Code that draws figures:
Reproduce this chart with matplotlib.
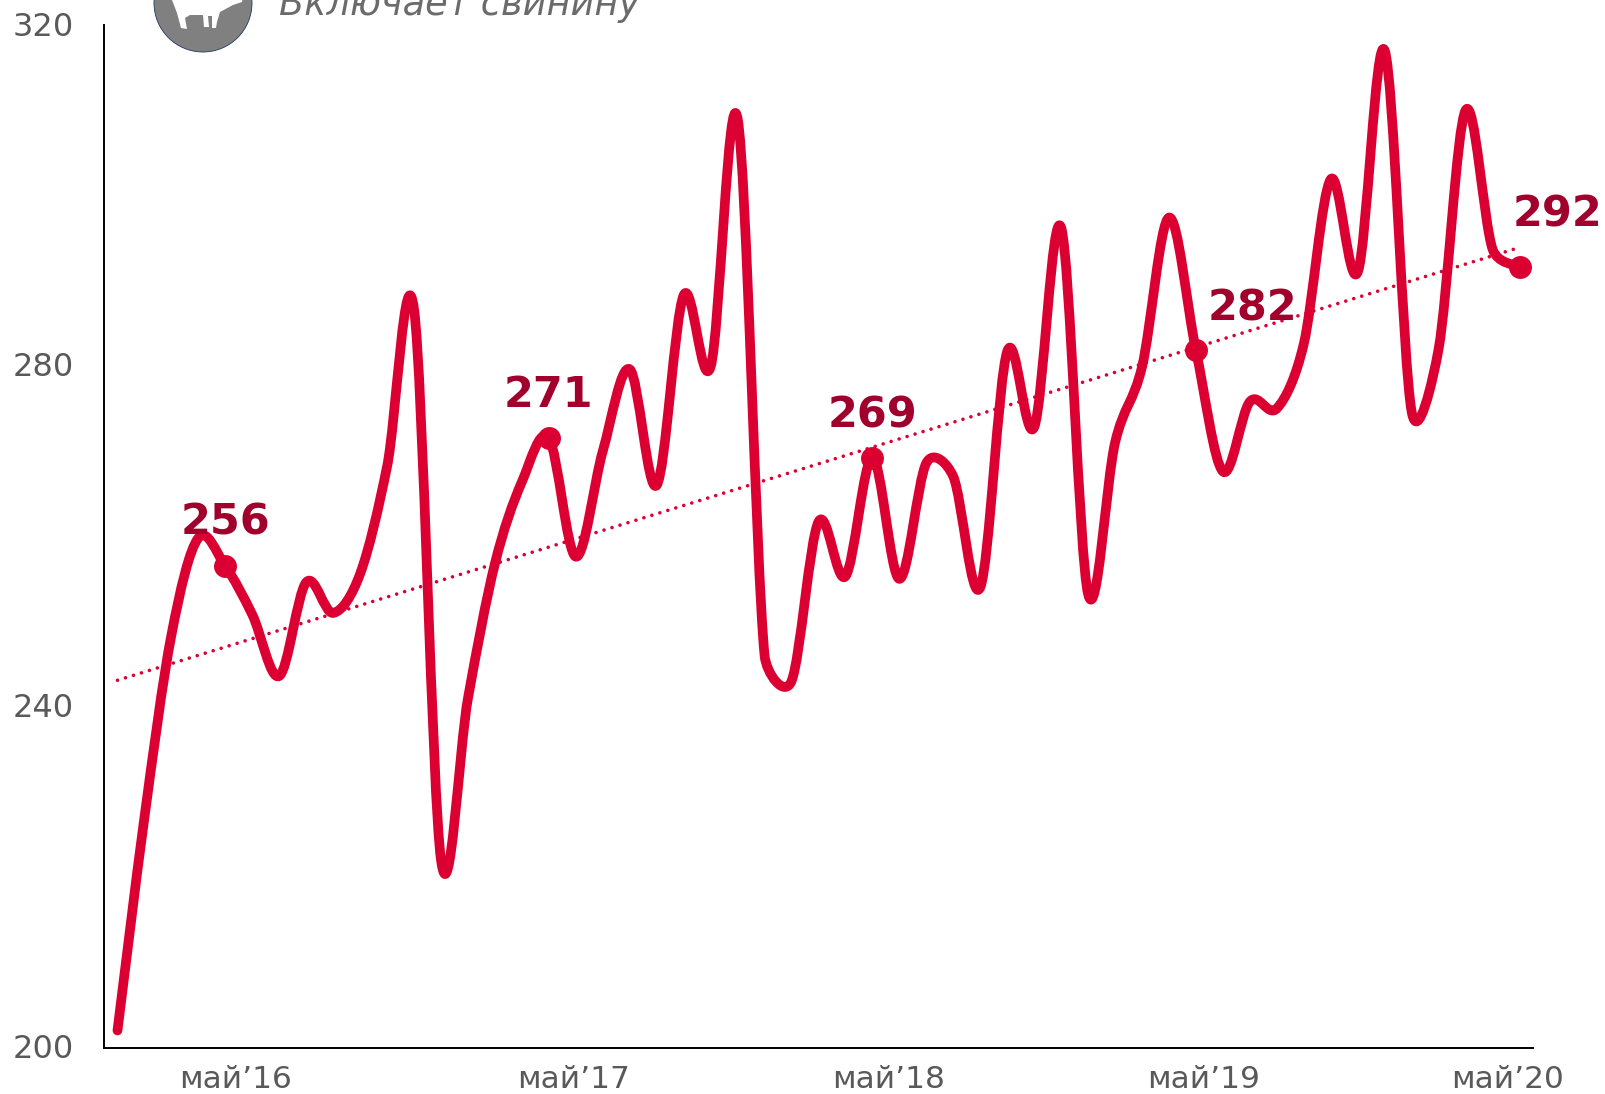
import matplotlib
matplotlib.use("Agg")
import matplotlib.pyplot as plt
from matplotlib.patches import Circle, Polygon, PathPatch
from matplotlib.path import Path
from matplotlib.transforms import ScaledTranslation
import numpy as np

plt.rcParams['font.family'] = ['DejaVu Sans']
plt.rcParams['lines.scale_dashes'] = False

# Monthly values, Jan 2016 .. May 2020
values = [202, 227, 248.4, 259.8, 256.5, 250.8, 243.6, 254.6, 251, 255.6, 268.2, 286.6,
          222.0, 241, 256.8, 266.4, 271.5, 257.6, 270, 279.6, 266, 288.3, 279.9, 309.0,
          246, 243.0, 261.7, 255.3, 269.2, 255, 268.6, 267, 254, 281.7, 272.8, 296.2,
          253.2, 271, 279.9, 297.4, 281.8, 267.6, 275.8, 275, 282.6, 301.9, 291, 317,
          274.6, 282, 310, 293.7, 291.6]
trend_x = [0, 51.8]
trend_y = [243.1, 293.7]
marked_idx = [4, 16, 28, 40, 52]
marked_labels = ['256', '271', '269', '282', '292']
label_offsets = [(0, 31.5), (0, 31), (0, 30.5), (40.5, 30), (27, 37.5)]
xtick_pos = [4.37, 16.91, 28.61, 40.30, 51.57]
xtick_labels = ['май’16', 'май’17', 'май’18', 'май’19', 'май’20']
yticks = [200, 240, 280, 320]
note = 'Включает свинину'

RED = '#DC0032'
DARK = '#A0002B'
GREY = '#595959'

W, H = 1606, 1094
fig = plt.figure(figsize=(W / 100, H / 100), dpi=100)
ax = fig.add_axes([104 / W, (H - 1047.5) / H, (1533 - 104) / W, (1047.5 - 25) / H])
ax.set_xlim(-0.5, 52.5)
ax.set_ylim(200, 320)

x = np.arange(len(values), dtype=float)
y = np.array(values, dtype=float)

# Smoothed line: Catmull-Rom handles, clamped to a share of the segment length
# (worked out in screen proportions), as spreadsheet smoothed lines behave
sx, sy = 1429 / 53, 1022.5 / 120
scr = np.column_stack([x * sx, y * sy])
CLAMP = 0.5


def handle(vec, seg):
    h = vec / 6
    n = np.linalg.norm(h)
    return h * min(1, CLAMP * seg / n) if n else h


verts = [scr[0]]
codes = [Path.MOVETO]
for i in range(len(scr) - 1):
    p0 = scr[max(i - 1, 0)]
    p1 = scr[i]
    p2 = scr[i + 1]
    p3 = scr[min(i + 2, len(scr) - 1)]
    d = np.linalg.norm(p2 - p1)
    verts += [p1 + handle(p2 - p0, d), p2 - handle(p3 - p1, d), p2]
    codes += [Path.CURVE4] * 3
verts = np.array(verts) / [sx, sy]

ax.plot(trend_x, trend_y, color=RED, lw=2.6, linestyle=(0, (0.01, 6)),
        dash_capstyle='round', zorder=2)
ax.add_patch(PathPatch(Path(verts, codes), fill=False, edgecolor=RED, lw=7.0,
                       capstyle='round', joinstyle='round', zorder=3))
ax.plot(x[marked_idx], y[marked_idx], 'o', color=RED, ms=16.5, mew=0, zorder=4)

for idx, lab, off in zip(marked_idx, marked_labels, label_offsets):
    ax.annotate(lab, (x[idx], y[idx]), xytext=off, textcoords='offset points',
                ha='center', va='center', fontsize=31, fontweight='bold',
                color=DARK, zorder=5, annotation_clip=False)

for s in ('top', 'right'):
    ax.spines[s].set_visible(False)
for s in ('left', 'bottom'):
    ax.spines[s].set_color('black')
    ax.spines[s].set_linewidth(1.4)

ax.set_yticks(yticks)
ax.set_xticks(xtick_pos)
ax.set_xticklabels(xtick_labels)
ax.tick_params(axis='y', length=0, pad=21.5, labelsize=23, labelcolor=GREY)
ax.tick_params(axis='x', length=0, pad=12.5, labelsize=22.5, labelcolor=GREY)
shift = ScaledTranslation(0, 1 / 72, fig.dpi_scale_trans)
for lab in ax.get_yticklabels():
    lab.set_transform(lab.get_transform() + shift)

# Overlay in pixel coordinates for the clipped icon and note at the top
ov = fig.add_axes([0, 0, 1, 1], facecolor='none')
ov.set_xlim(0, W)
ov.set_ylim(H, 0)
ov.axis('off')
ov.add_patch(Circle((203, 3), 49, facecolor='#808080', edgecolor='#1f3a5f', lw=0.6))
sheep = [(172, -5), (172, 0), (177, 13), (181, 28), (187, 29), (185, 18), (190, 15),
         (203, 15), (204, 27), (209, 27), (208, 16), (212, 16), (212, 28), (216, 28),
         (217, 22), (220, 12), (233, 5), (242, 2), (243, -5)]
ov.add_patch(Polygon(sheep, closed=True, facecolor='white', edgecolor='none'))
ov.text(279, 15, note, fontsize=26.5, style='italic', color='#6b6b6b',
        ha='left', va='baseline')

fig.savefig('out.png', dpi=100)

--

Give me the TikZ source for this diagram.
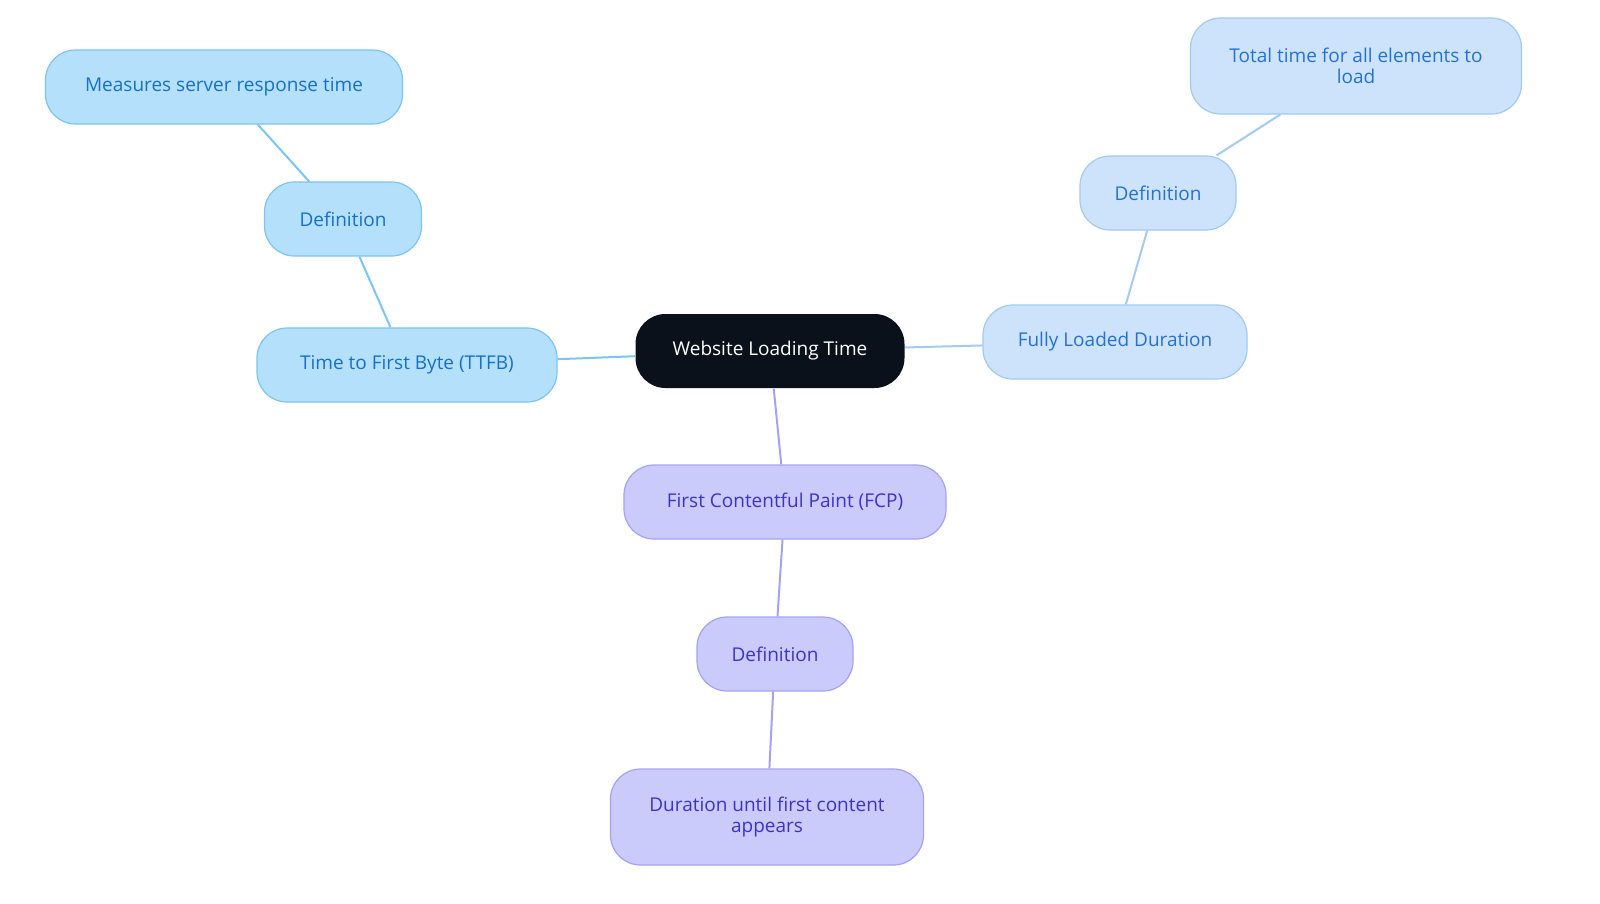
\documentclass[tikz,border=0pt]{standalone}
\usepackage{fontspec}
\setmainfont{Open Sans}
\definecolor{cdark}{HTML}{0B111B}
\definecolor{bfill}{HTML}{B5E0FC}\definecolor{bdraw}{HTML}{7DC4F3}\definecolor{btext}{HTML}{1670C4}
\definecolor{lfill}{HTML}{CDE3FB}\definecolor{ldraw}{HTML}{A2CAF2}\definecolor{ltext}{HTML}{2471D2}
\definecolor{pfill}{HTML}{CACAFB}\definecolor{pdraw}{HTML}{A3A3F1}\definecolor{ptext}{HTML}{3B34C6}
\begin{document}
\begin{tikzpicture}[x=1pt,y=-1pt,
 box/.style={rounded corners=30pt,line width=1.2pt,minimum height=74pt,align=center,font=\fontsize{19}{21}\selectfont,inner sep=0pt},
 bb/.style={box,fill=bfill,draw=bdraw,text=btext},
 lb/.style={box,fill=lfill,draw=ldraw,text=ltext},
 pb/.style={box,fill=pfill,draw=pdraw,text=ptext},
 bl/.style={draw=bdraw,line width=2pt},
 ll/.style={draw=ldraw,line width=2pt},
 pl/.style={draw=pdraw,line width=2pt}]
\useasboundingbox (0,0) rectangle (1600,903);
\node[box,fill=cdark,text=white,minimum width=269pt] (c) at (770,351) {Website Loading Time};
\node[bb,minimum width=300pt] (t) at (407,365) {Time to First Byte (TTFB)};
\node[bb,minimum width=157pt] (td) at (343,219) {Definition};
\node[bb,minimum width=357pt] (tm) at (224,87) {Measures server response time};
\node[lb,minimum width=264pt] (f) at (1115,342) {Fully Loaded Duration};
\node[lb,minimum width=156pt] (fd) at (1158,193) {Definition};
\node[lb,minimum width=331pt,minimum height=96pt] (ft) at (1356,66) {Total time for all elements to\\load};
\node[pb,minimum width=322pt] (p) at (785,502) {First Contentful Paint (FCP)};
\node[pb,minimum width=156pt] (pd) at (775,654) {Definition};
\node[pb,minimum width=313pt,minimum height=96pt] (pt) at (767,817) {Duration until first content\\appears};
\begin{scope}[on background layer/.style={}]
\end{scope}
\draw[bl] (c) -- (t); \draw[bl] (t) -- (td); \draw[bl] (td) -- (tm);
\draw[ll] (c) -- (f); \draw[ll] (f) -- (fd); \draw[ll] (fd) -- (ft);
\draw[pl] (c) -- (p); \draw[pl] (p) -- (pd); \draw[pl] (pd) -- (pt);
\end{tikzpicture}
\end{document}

## WHAT THIS TASK INVOLVES
Starting at the line containing "Reproduce this chart with matplotlib." and ending at the line containing "plt.rcParams['lines.scale_dashes'] = False", copy those lines exactly, both included, and nothing more. Leave out any picture.

## COMPLETE ANSWER
Reproduce this chart with matplotlib.
import matplotlib
matplotlib.use("Agg")
import matplotlib.pyplot as plt
from matplotlib.patches import Circle, Polygon, PathPatch
from matplotlib.path import Path
from matplotlib.transforms import ScaledTranslation
import numpy as np

plt.rcParams['font.family'] = ['DejaVu Sans']
plt.rcParams['lines.scale_dashes'] = False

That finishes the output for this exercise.